At 12.30pm, the FBM KLCI fell 5.8 points to 1,513.84. The index had earlier risen to a high of 1,533.05.

Losers edged gainers by 373 to 335, while 754 counters traded unchanged. Trading volume was 6.34 billion shares valued at RM2.61 billion.

The top losers included Malaysian Pacific Industries Bhd, PPB, Malaysia Airports Holdings Bhd, Petronas Dagangan Bhd, Carlsberg Brewery Malaysia Bhd, Tenaga Nasional, Hong Leong Financial Group Bhd, Time dotCom Bhd and Nestle (M) Bhd.
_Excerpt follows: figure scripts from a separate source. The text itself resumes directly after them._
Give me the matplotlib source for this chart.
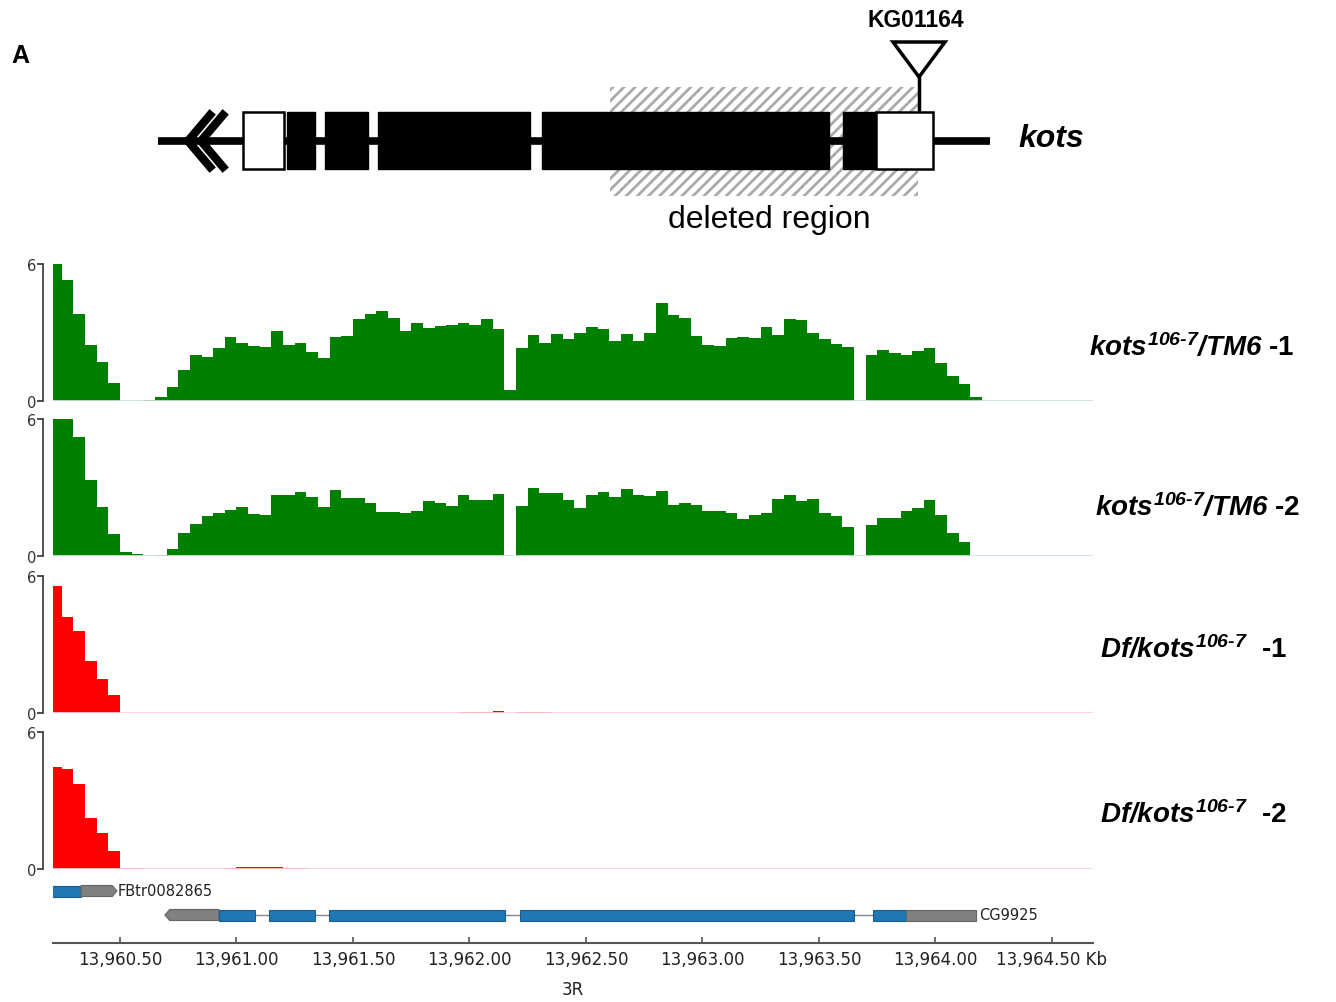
import numpy as np
import matplotlib.pyplot as plt
from matplotlib.patches import Rectangle, Polygon

plt.rcParams['mathtext.fontset'] = 'custom'
plt.rcParams['mathtext.it'] = 'Liberation Sans:italic:bold'
plt.rcParams['mathtext.rm'] = 'Liberation Sans:italic:bold'
plt.rcParams['mathtext.bf'] = 'Liberation Sans:italic:bold'
plt.rcParams['hatch.linewidth'] = 2.0

# coverage bins (kb), 50 bp wide
bin_start = 13960.20
bin_width = 0.05

cov_tm6_1 = [6.3, 5.28, 3.79, 2.47, 1.72, 0.78, 0, 0, 0.04, 0.19,
             0.6, 1.35, 2.0, 1.93, 2.34, 2.8, 2.54, 2.41, 2.35, 3.05,
             2.47, 2.54, 2.15, 1.89, 2.8, 2.85, 3.6, 3.79, 3.94, 3.63,
             3.05, 3.43, 3.21, 3.28, 3.34, 3.43, 3.31, 3.59, 3.14, 0.48,
             2.33, 2.88, 2.56, 2.94, 2.73, 3.0, 3.23, 3.14, 2.62, 2.94,
             2.62, 3.0, 4.3, 3.75, 3.65, 2.85, 2.47, 2.41, 2.76, 2.8,
             2.76, 3.24, 2.9, 3.58, 3.55, 3.0, 2.73, 2.51, 2.35, 0,
             2.03, 2.22, 2.1, 2.0, 2.18, 2.33, 1.67, 1.09, 0.73, 0.19]
cov_tm6_2 = [6.3, 6.3, 5.19, 3.32, 2.14, 0.97, 0.18, 0.07, 0.02, 0.03,
             0.3, 0.99, 1.39, 1.73, 1.9, 2.02, 2.15, 1.86, 1.8, 2.68,
             2.65, 2.8, 2.6, 2.14, 2.9, 2.56, 2.56, 2.34, 1.93, 1.93,
             1.9, 1.98, 2.39, 2.3, 2.2, 2.68, 2.45, 2.45, 2.73, 0,
             2.21, 2.98, 2.74, 2.74, 2.45, 2.12, 2.68, 2.8, 2.57, 2.95,
             2.68, 2.62, 2.86, 2.24, 2.3, 2.24, 1.95, 1.98, 1.9, 1.62,
             1.8, 1.9, 2.51, 2.65, 2.39, 2.51, 1.9, 1.77, 1.28, 0,
             1.36, 1.65, 1.65, 1.99, 2.12, 2.45, 1.8, 0.99, 0.62, 0]
cov_df_1 = [5.56, 4.19, 3.6, 2.28, 1.47, 0.78, 0, 0, 0, 0,
            0, 0, 0, 0, 0, 0, 0, 0, 0, 0,
            0, 0, 0, 0, 0, 0, 0, 0, 0, 0,
            0, 0, 0, 0, 0, 0.04, 0.04, 0.04, 0.07, 0,
            0.03, 0.03, 0.03, 0, 0, 0, 0, 0, 0, 0,
            0, 0, 0, 0, 0, 0, 0, 0, 0, 0,
            0, 0, 0, 0, 0, 0, 0, 0, 0, 0,
            0, 0, 0, 0, 0, 0, 0, 0, 0, 0]
cov_df_2 = [4.45, 4.38, 3.72, 2.23, 1.58, 0.8, 0.03, 0.03, 0, 0,
            0, 0, 0, 0, 0, 0.03, 0.07, 0.07, 0.07, 0.07,
            0.03, 0.03, 0, 0, 0, 0, 0, 0, 0, 0,
            0, 0, 0, 0, 0, 0, 0, 0, 0, 0,
            0, 0, 0, 0, 0, 0, 0, 0, 0, 0,
            0, 0, 0, 0, 0, 0, 0, 0, 0, 0,
            0, 0, 0, 0, 0, 0, 0, 0, 0, 0,
            0, 0, 0, 0, 0, 0, 0, 0, 0, 0]

track_labels = [r'$kots^{106\text{-}7}/TM6$ -1', r'$kots^{106\text{-}7}/TM6$ -2',
                r'$Df/kots^{106\text{-}7}$  -1', r'$Df/kots^{106\text{-}7}$  -2']
track_colors = ['#008000', '#008000', '#ff0000', '#ff0000']
track_base = ['#cfe6d6', '#cfe6d6', '#ffd0d8', '#ffd0d8']

# gene models (kb)
fbtr_cds = [(13960.21, 13960.333)]
fbtr_utr = (13960.333, 13960.487)
cg_utr_left = (13960.693, 13960.925)
cg_cds = [(13960.925, 13961.079), (13961.139, 13961.337), (13961.397, 13962.152),
          (13962.217, 13963.650), (13963.73, 13963.873)]
cg_utr_right = (13963.873, 13964.174)
xticks = [13960.5, 13961.0, 13961.5, 13962.0, 13962.5, 13963.0, 13963.5, 13964.0, 13964.5]
view = (13960.2125, 13964.676)

# schematic of kots (figure pixels)
utr_boxes = [(243, 284), (876, 933)]
cds_boxes = [(287, 315), (325, 368), (378, 530), (542, 829), (843, 876)]
deleted = (610, 918)

W, H = 1336, 1003
fig = plt.figure(figsize=(W / 100, H / 100), dpi=100)


def px_rect(x0, y0, x1, y1):
    return [x0 / W, 1 - y1 / H, (x1 - x0) / W, (y1 - y0) / H]


bg = fig.add_axes([0, 0, 1, 1])
bg.set_xlim(0, W)
bg.set_ylim(H, 0)
bg.axis('off')

bg.add_patch(Rectangle((deleted[0], 88), deleted[1] - deleted[0], 109, facecolor='none',
                       edgecolor='#aaaaaa', hatch='///', lw=0, zorder=1))
bg.plot([158, 990], [142, 142], color='black', lw=5.5, solid_capstyle='butt', zorder=2)
for x0, x1 in cds_boxes:
    bg.add_patch(Rectangle((x0, 113), x1 - x0, 57, facecolor='black', edgecolor='black', lw=1, zorder=3))
for x0, x1 in utr_boxes:
    bg.add_patch(Rectangle((x0, 113), x1 - x0, 57, facecolor='white', edgecolor='black', lw=1.8, zorder=4))
for tip in [188, 201]:
    bg.plot([tip + 22, tip, tip + 22], [116, 142, 168], color='black', lw=6, zorder=3)
bg.plot([919, 919], [78, 113], color='black', lw=2.5, zorder=3)
bg.add_patch(Polygon([(893, 43), (945, 43), (919, 78)], closed=True, facecolor='white',
                     edgecolor='black', lw=2.5, zorder=4))

bg.text(20, 56, 'A', fontsize=18, fontweight='bold', family='Liberation Sans', ha='center', va='center')
bg.text(916, 20, 'KG01164', fontsize=16.5, fontweight='bold', family='Liberation Sans', ha='center', va='center')
bg.text(769, 220, 'deleted region', fontsize=23, family='Liberation Sans', ha='center', va='center')
bg.text(1018, 139, 'kots', fontsize=23, fontweight='bold', fontstyle='italic', family='Liberation Sans',
        ha='left', va='center')

# coverage tracks
rows = [(265, 402), (420, 557), (577, 714), (733, 870)]
label_pos = [(1089, 348), (1095, 508), (1100, 650), (1100, 815)]
covs = [cov_tm6_1, cov_tm6_2, cov_df_1, cov_df_2]
for i in range(4):
    vals = np.array(covs[i])
    edges = bin_start + bin_width * np.arange(len(vals) + 1)
    ax = fig.add_axes(px_rect(53, rows[i][0], 1093, rows[i][1]))
    ax.patch.set_alpha(0)
    ax.axhline(0, color=track_base[i], lw=2)
    ax.stairs(vals, edges, fill=True, color=track_colors[i], lw=0)
    ax.set_xlim(view)
    ax.set_ylim(0, 6)
    for s in ['top', 'right', 'bottom']:
        ax.spines[s].set_visible(False)
    ax.spines['left'].set_position(('outward', 7))
    ax.spines['left'].set_color('#333333')
    ax.spines['left'].set_linewidth(1.2)
    ax.set_xticks([])
    ax.set_yticks([0, 6])
    ax.set_yticklabels(['0', '6'])
    ax.tick_params(axis='y', length=4, width=1.2, color='#333333', labelsize=10.5, labelcolor='#333333', pad=1)
    bg.text(label_pos[i][0], label_pos[i][1], track_labels[i], fontsize=20, fontweight='bold',
            family='Liberation Sans', ha='left', va='center')

# gene annotation + genome axis
gx = fig.add_axes(px_rect(53, 878, 1093, 944))
gx.patch.set_alpha(0)
gx.set_xlim(view)
gx.set_ylim(0, 66)
blue, blue_edge = '#1f77b4', '#1b5e8e'
grey, grey_edge = '#808080', '#666666'
hh = 5.5
tip = 0.02

y = 52
for x0, x1 in fbtr_cds:
    gx.add_patch(Rectangle((x0, y - hh), x1 - x0, 2 * hh, facecolor=blue, edgecolor=blue_edge, lw=0.8, zorder=3))
u0, u1 = fbtr_utr
gx.add_patch(Polygon([(u0, y - hh), (u1 - tip, y - hh), (u1, y), (u1 - tip, y + hh), (u0, y + hh)],
                     facecolor=grey, edgecolor=grey_edge, lw=0.8, zorder=3))
gx.text(u1 + 0.005, y, 'FBtr0082865', fontsize=10.5, ha='left', va='center', color='#222222')

y = 28
gx.plot([cg_utr_left[0], cg_utr_right[1]], [y, y], color='#888888', lw=1, zorder=1)
u0, u1 = cg_utr_left
gx.add_patch(Polygon([(u0, y), (u0 + tip, y - hh), (u1, y - hh), (u1, y + hh), (u0 + tip, y + hh)],
                     facecolor=grey, edgecolor=grey_edge, lw=0.8, zorder=3))
for x0, x1 in cg_cds:
    gx.add_patch(Rectangle((x0, y - hh), x1 - x0, 2 * hh, facecolor=blue, edgecolor=blue_edge, lw=0.8, zorder=3))
u0, u1 = cg_utr_right
gx.add_patch(Rectangle((u0, y - hh), u1 - u0, 2 * hh, facecolor=grey, edgecolor=grey_edge, lw=0.8, zorder=3))
gx.text(u1 + 0.015, y, 'CG9925', fontsize=10.5, ha='left', va='center', color='#222222')

for s in ['top', 'right', 'left']:
    gx.spines[s].set_visible(False)
gx.spines['bottom'].set_color('#555555')
gx.spines['bottom'].set_linewidth(1.5)
gx.set_yticks([])
gx.set_xticks(xticks)
tick_text = [f'{t:,.2f}' for t in xticks]
tick_text[-1] = tick_text[-1] + ' Kb'
gx.set_xticklabels(tick_text)
gx.tick_params(axis='x', direction='in', length=4, width=1.2, color='#555555', labelsize=12,
               labelcolor='#222222', pad=5)
gx.set_xlabel('3R', fontsize=12, color='#222222', labelpad=9)

fig.savefig('out.png', dpi=100)
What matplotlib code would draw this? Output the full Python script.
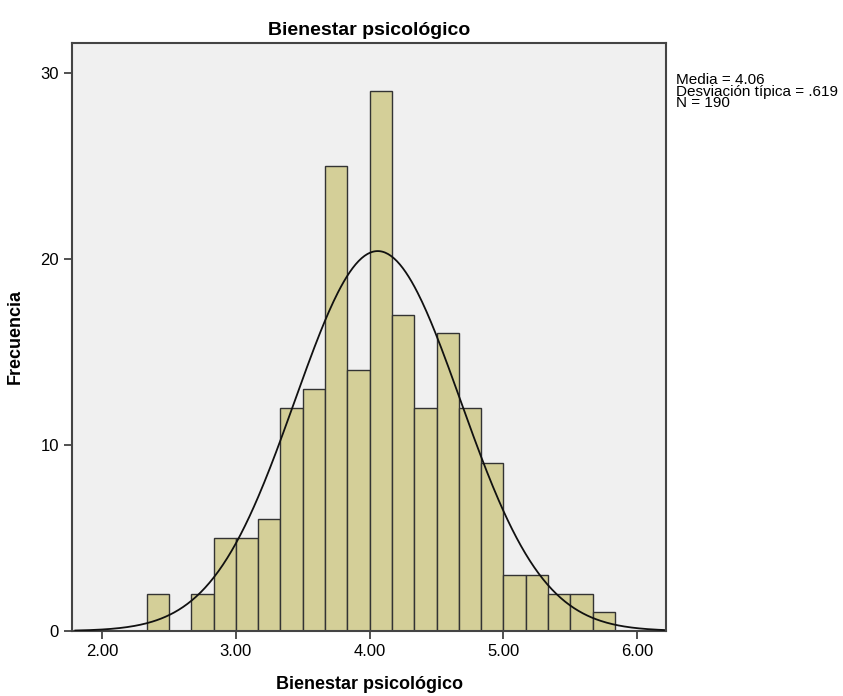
import numpy as np
import matplotlib.pyplot as plt

plt.rcParams['font.family'] = ['Liberation Sans', 'DejaVu Sans']

# Histogram data (bin width 1/6)
bin_edges = np.round(np.arange(14, 36) / 6.0, 4)  # 2.333 .. 5.833
counts = [2, 0, 2, 5, 5, 6, 12, 13, 25, 14, 29, 17, 12, 16, 12, 9, 3, 3, 2, 2, 1]
mean_val = 4.06
std_val = 0.619
n_val = 190
x_ticks = [2.0, 3.0, 4.0, 5.0, 6.0]
y_ticks = [0, 10, 20, 30]

fig = plt.figure(figsize=(8.43, 6.96), dpi=100)
ax = fig.add_axes([0.0854, 0.0934, 0.705, 0.845])
ax.set_facecolor('#F0F0F0')

widths = np.diff(bin_edges)
ax.bar(bin_edges[:-1], counts, width=widths, align='edge',
       color='#D4CF98', edgecolor='#333333', linewidth=1.0, zorder=2)

# Normal curve scaled to counts
bw = widths[0]
xs = np.linspace(1.8, 6.2, 400)
ys = n_val * bw * np.exp(-0.5 * ((xs - mean_val) / std_val) ** 2) / (std_val * np.sqrt(2 * np.pi))
ax.plot(xs, ys, color='#111111', linewidth=1.3, zorder=3)

ax.set_xlim(1.775, 6.217)
ax.set_ylim(0, 31.6)
ax.set_xticks(x_ticks)
ax.set_xticklabels([f'{t:.2f}' for t in x_ticks])
ax.set_yticks(y_ticks)
ax.tick_params(axis='both', labelsize=12, length=6, width=1.2, color='#333333')

for side in ['top', 'right', 'bottom', 'left']:
    ax.spines[side].set_color('#444444')
    ax.spines[side].set_linewidth(1.5)

ax.set_title('Bienestar psicológico', fontsize=14, fontweight='bold', pad=6)
ax.set_xlabel('Bienestar psicológico', fontsize=13, fontweight='bold', labelpad=12)
ax.set_ylabel('Frecuencia', fontsize=13, fontweight='bold', labelpad=12)

fig.text(0.802, 0.895,
         f'Media = {mean_val:.2f}\nDesviación típica = .{int(round(std_val*1000))}\nN = {n_val}',
         fontsize=11, va='top', ha='left', linespacing=0.78)

fig.savefig('out.png', dpi=100)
The actively traded stocks included AT Systematization Bhd, Lambo Group Bhd, Pegasus Heights Bhd, XOX Bhd, Sapura Energy Bhd, Kanger International Bhd and GD Express Carrier Bhd.

The gainers included Dutch Lady Milk Industries Bhd, British American Tobacco (M) Bhd, ViTrox Corp Bhd, Latitude Tree Holdings Bhd, Panasonic Manufacturing Malaysia Bhd, Kumpulan Powernet Bhd, Fraser & Neave Holdings Bhd and Ajinomoto (M) Bhd.

Reuters said shares surged, oil prices jumped and the US dollar stayed weak on Monday as expectations of fewer regulatory changes and more monetary stimulus under US president-elect Joe Biden supported risk appetite.

The Democratic candidate's victory at the US presidential election was largely priced-in by markets, which had been trading with the view of a Biden presidency and a Republican-controlled US Senate since last week, it said.

Hong Leong IB (HLIB) Research said the Biden presidency, which is viewed as moderate and less confrontational, and a stimulative Budget 2021 are likely to keep the Malaysian market in celebration mode but concerns about the economic impact from rising number of areas under CMCO and ongoing November results season may restrict further rally.

It said weekly supports are pegged at 1,500-1,489-1,474 whilst resistances are situated near 1,535-1,541-1,555 levels.

Sector-wise, HLIB reiterated its "overweight" rating on the glove sector, given its strong earnings prospects as it is a key beneficiary of the robust global demand owing to Covid-19.

“Moreover, in the absence of a widely-speculated windfall tax on the sector and with the removal of this major overhang, the sector is ripe for a further rebound in the short term,” it said.